» SHORT PROBLEM
Only the pictures are omitted; repeat all other data exactly.

» GIVEN INFORMATION
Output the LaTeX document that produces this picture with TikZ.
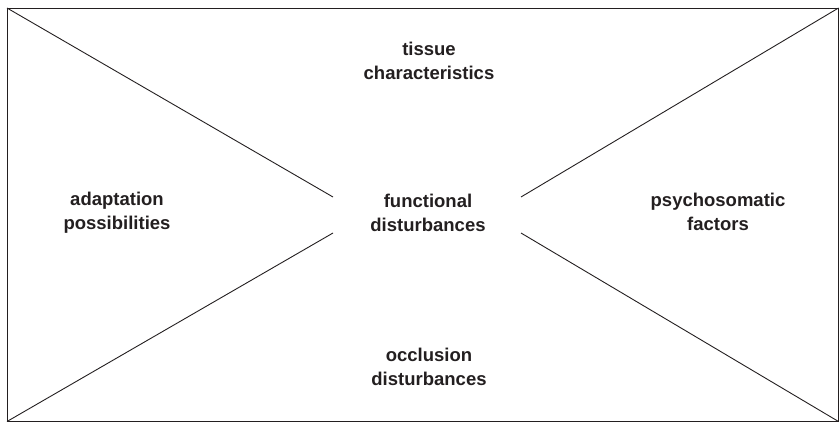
\documentclass[tikz,border=0pt]{standalone}
\usepackage{fontspec}
\setmainfont{Liberation Sans}
\definecolor{ink}{HTML}{231F20}
\begin{document}
\begin{tikzpicture}[x=1pt,y=-1pt,
  lbl/.style={font=\fontsize{18.5}{24}\selectfont\bfseries, text=ink, align=center, inner sep=0pt},
  edge/.style={draw=ink, line width=0.9pt}]
\useasboundingbox (0,0) rectangle (839,423);
\draw[edge] (7,8) rectangle (838.5,421.5);
\coordinate (tl) at (7,8);
\coordinate (bl) at (7,421.5);
\coordinate (tr) at (838.5,8);
\coordinate (br) at (838.5,421.5);
\coordinate (ctl) at (333,197);
\coordinate (cbl) at (333,233);
\coordinate (ctr) at (521,197);
\coordinate (cbr) at (521,233);
\draw[edge] (tl) -- (ctl);
\draw[edge] (bl) -- (cbl);
\draw[edge] (tr) -- (ctr);
\draw[edge] (br) -- (cbr);
\node[lbl] (tissue) at (429,61) {tissue\\characteristics};
\node[lbl] (func) at (428,213) {functional\\disturbances};
\node[lbl] (adapt) at (117,213) {adaptation\\possibilities};
\node[lbl] (psycho) at (718,212) {psychosomatic\\factors};
\node[lbl] (occl) at (429,367) {occlusion\\disturbances};
\end{tikzpicture}
\end{document}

» ANSWER TO THIS TASK
Output the LaTeX document that produces this picture with TikZ.
\documentclass[tikz,border=0pt]{standalone}
\usepackage{fontspec}
\setmainfont{Liberation Sans}
\definecolor{ink}{HTML}{231F20}
\begin{document}
\begin{tikzpicture}[x=1pt,y=-1pt,
  lbl/.style={font=\fontsize{18.5}{24}\selectfont\bfseries, text=ink, align=center, inner sep=0pt},
  edge/.style={draw=ink, line width=0.9pt}]
\useasboundingbox (0,0) rectangle (839,423);
\draw[edge] (7,8) rectangle (838.5,421.5);
\coordinate (tl) at (7,8);
\coordinate (bl) at (7,421.5);
\coordinate (tr) at (838.5,8);
\coordinate (br) at (838.5,421.5);
\coordinate (ctl) at (333,197);
\coordinate (cbl) at (333,233);
\coordinate (ctr) at (521,197);
\coordinate (cbr) at (521,233);
\draw[edge] (tl) -- (ctl);
\draw[edge] (bl) -- (cbl);
\draw[edge] (tr) -- (ctr);
\draw[edge] (br) -- (cbr);
\node[lbl] (tissue) at (429,61) {tissue\\characteristics};
\node[lbl] (func) at (428,213) {functional\\disturbances};
\node[lbl] (adapt) at (117,213) {adaptation\\possibilities};
\node[lbl] (psycho) at (718,212) {psychosomatic\\factors};
\node[lbl] (occl) at (429,367) {occlusion\\disturbances};
\end{tikzpicture}
\end{document}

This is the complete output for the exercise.